Шрифт:
– Я всё помню, по крайней мере, я так думаю, – его глаза метались по комнате, пока он
пытался вспомнить произошедшее. – А, да, точно, припоминаю, я сломал ребро.
– Ты расскажешь мне о том, что с тобой произошло прямо сейчас, – я нашла его руки
и крепко сжала их. – И только попробуй от меня что-нибудь скрыть.
Он рассказал мне о невероятной пещере, и что ему выпала огромная честь
фотографировать такое чудо природы. О шатающейся бамбуковой конструкции, на которую
он вскарабкался, чтобы сделать свои грёбаные снимки. О том, как он торопился, чтобы
поймать в объектив последние лучи заходящего солнца, до того, как они перекочуют на
следующее место съёмок. О том, что он не был до конца уверен в безопасности ремней,
которыми он был закреплён. О том, как он рисковал своей задницей, спасая камеру, как упал
с 15-ти метровой высоты, при этом ещё потянул за собой большую часть строительных лесов.
Он помнил само падение, помнил, как ударился о дно пещеры, помнил, как уберёг камеру от
серьёзных повреждений. Невероятно. Он также помнил о том, что всё-таки сделал тот
снимок. Вдвойне невероятно.
Слёзы снова полились из моих глаз во время его рассказа. Теперь я же сидела на
кровати рядом с ним и крепко сжимала его руку, и смотрела прямо на него, впитывая черты
его лица, кисти рук, руки и ноги, пальцы ног, подрагивающие под больничным одеялом. Я
дотронулась до каждой доступной части его тела, покрытой и непокрытой синяками и
порезами. Мне не особенно было, где развернуться, но я буду крепко держать его при любых
обстоятельствах. Я легонько отодвинула его волосы со лба и поцеловала в местечко,
избежавшее царапин. Я сказала ему, как сильно его люблю, я не могла держать это при себе.
Я крепко обняла его, и он обнял меня в ответ. Он шептал мне “Со мной всё в прядке”, и “Всё
будет хорошо”, и “Не плачь”.
Непролитые слёзы прорвали плотину, потому что прямо сейчас, держа его в своих
объятиях, меня, наконец, накрыли те чувства, которые я пыталась подавить в Сан-Франциско:
страх, беспомощность, ужас от осознания того, что в жизни может случиться так, что его,
моего Саймона, отпускающего шуточки и обнимающего меня, может не быть рядом.
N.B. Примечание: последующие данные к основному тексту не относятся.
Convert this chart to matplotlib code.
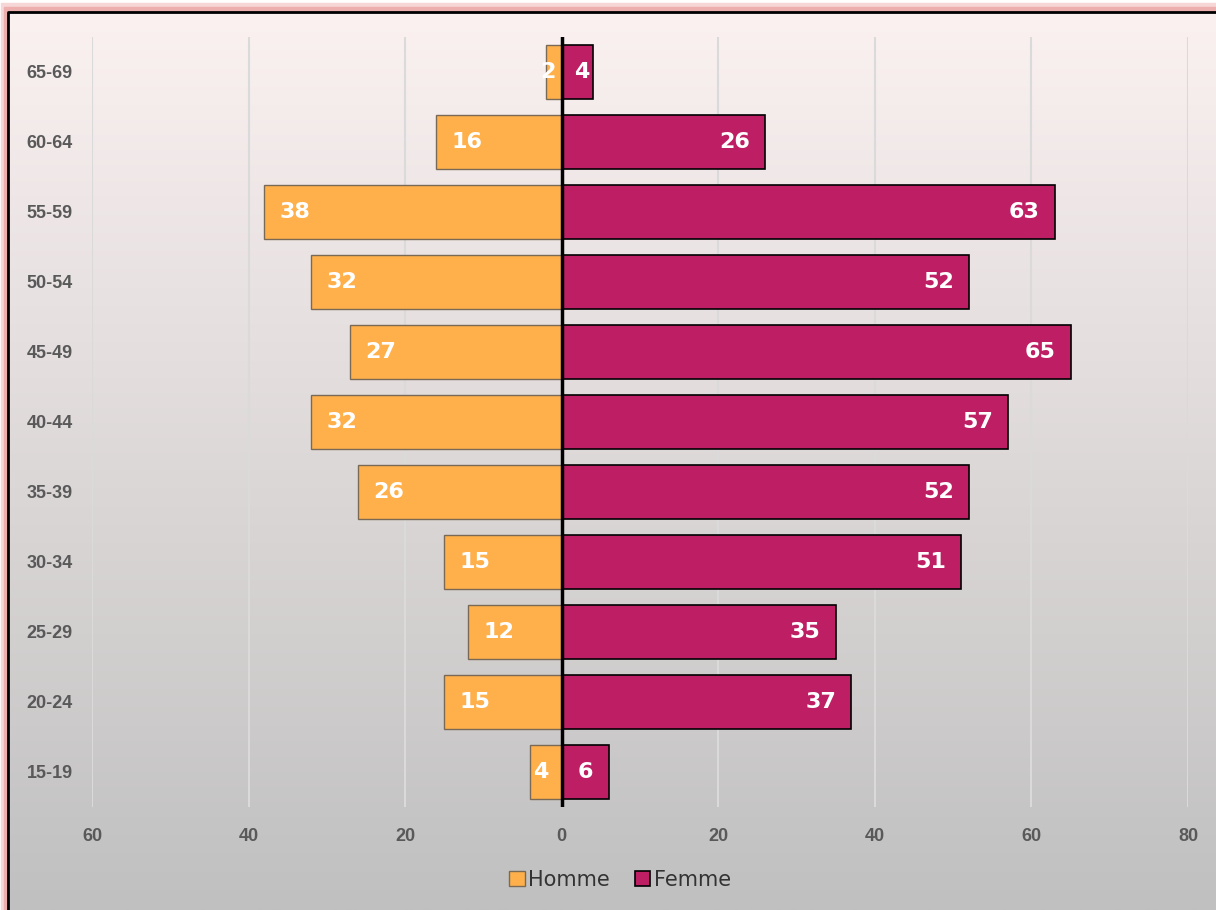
import numpy as np
import matplotlib.pyplot as plt
from matplotlib.patches import Rectangle

# age groups from bottom to top
ages = ["15-19", "20-24", "25-29", "30-34", "35-39", "40-44",
        "45-49", "50-54", "55-59", "60-64", "65-69"]
homme = [4, 15, 12, 15, 26, 32, 27, 32, 38, 16, 2]
femme = [6, 37, 35, 51, 52, 57, 65, 52, 63, 26, 4]
xticks = [-60, -40, -20, 0, 20, 40, 60, 80]

c_h = "#FFB04A"
c_f = "#BE1E63"
W, H = 1216, 910

fig = plt.figure(figsize=(W / 100, H / 100), dpi=100)

# background: pink glow + grey/pink gradient panel with black frame
bg = fig.add_axes([0, 0, 1, 1], zorder=-5)
bg.axis("off")
bg.add_patch(Rectangle((0, 0), W, H, color="white", zorder=0))
bg.add_patch(Rectangle((1, 3), W, H, color="#F6D6D6", zorder=0.5))
bg.add_patch(Rectangle((4, 7), W, H, color="#EDAEAE", zorder=0.6))
grad = np.linspace(0, 1, 256).reshape(-1, 1)
top = np.array([251, 241, 241]) / 255
bot = np.array([192, 192, 192]) / 255
img = top + (bot - top) * grad[..., None]
bg.imshow(img, extent=(8, W, H, 12), aspect="auto", interpolation="bilinear", zorder=1)
bg.plot([8, 8, W], [H, 12, 12], color="black", lw=2, zorder=2)
bg.set_xlim(0, W)
bg.set_ylim(H, 0)

ax = fig.add_axes([92 / W, 1 - 807 / H, (1188 - 92) / W, (807 - 37) / H])
ax.set_facecolor("none")
y = np.arange(len(ages))
bh = 0.77
ax.barh(y, [-v for v in homme], height=bh, color=c_h, edgecolor="#7A6A55", linewidth=1, zorder=3)
ax.barh(y, femme, height=bh, color=c_f, edgecolor="black", linewidth=1.2, zorder=3)
ax.axvline(0, color="black", lw=2.5, zorder=4)

lab_font = dict(color="white", fontsize=16, fontweight="bold", family="DejaVu Sans", zorder=5)
for i in range(len(ages)):
    h = homme[i]
    if h > 6:
        ax.annotate(str(h), (-h, i), xytext=(11, 0), textcoords="offset points",
                    ha="left", va="center", **lab_font)
    else:
        ax.annotate(str(h), (-h / 2, i), xytext=(-4, 0), textcoords="offset points",
                    ha="center", va="center", **lab_font)
    f = femme[i]
    if f > 5:
        ax.annotate(str(f), (f, i), xytext=(-11, 0), textcoords="offset points",
                    ha="right", va="center", **lab_font)
    else:
        ax.annotate(str(f), (f / 2, i), xytext=(3, 0), textcoords="offset points",
                    ha="center", va="center", **lab_font)

ax.set_xlim(-60, 80)
ax.set_ylim(-0.5, len(ages) - 0.5)
ax.set_xticks(xticks)
ax.set_xticklabels([str(abs(t)) for t in xticks])
ax.set_yticks(y)
ax.set_yticklabels(ages)
for s in ax.spines.values():
    s.set_visible(False)
ax.tick_params(length=0, colors="#595959", labelsize=13)
ax.tick_params(axis="x", pad=15)
ax.tick_params(axis="y", pad=14)
for t in ax.get_xticklabels() + ax.get_yticklabels():
    t.set_fontweight("bold")
    t.set_family("Liberation Sans")
ax.grid(axis="x", color="#DADADA", lw=1.5, zorder=0)
ax.set_axisbelow(True)

handles = [Rectangle((0, 0), 1, 1, facecolor=c_h, edgecolor="#7A6A55", lw=1),
           Rectangle((0, 0), 1, 1, facecolor=c_f, edgecolor="black", lw=1.2)]
leg = fig.legend(handles, ["Homme", "Femme"], loc="center", bbox_to_anchor=(620 / W, 1 - 880 / H),
                 ncol=2, frameon=False, handlelength=0.75, handleheight=0.75,
                 handletextpad=0.15, columnspacing=1.2, prop={"family": "DejaVu Sans", "size": 15})
for t in leg.get_texts():
    t.set_color("#333333")

fig.savefig("out.png", dpi=100)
– Знаешь, я могу грохнуть тебя, – я внезапно вырвалась из его объятий и снова
посмотрела ему в глаза. – Серьёзно, я люблю тебя, люблю то, чем ты занимаешься, и я
никогда не попрошу тебя всё это бросить. Но ты не какой-то там мультяшный супергерой с
беспечной улыбкой на лице, борющийся с тиграми, только лишь для того, чтобы сделать
удачный снимок. Если ещё раз такое повторится, ты пострадаешь из-за грёбаного снимка, я
убью тебя своими собственными руками. Без наркоза.
– Обещаю, я буду более осторожным. – Он сказал мне то, что я хотела услышать. Его
взгляд говорил о том, что он вразумил серьёзность моих намерений.
– Я так сильно тебя люблю, – сказала я, переплетая наши пальцы, всё ещё нуждаясь в
этом контакте.
– Я тоже тебя люблю, – его голос стал хриплым от свежепоступившей дозы
обезболивающих. – Я так рад, что ты здесь.
– Мне всё равно хотелось как-нибудь сюда вернуться. Мы можем отправиться на
экскурсию в пещеры.
Он рассмеялся, его смех отдался болью в рёбрах, но он всё равно продолжал
улыбаться. Видя его улыбку, я тоже улыбнулась.
К концу этого очень длинного дня, который для меня начался на другом краю света,
Саймон чувствовал себя намного лучше. К концу недели Саймона выписали из больницы.
Этот парень родился в рубашке. Ему было предписано исключить нагрузки и побольше
отдыхать. Но его состояние было удовлетворительным для выписки. Врачи порекомендовали
нам остаться во Вьетнаме ещё хотя бы на пару дней, и лишь потом предпринимать попытки
возвращения домой. Перелёт после сотрясения, особенно такого сильного, которое перенёс
Саймон, в лучшем случае может обернуться лёгким дискомфортом, в худшем – судорогами и
тошнотой. Поэтому мы решили остаться на столько, насколько необходимо, чтобы Саймон
точно смог перенести такой долгий перелёт.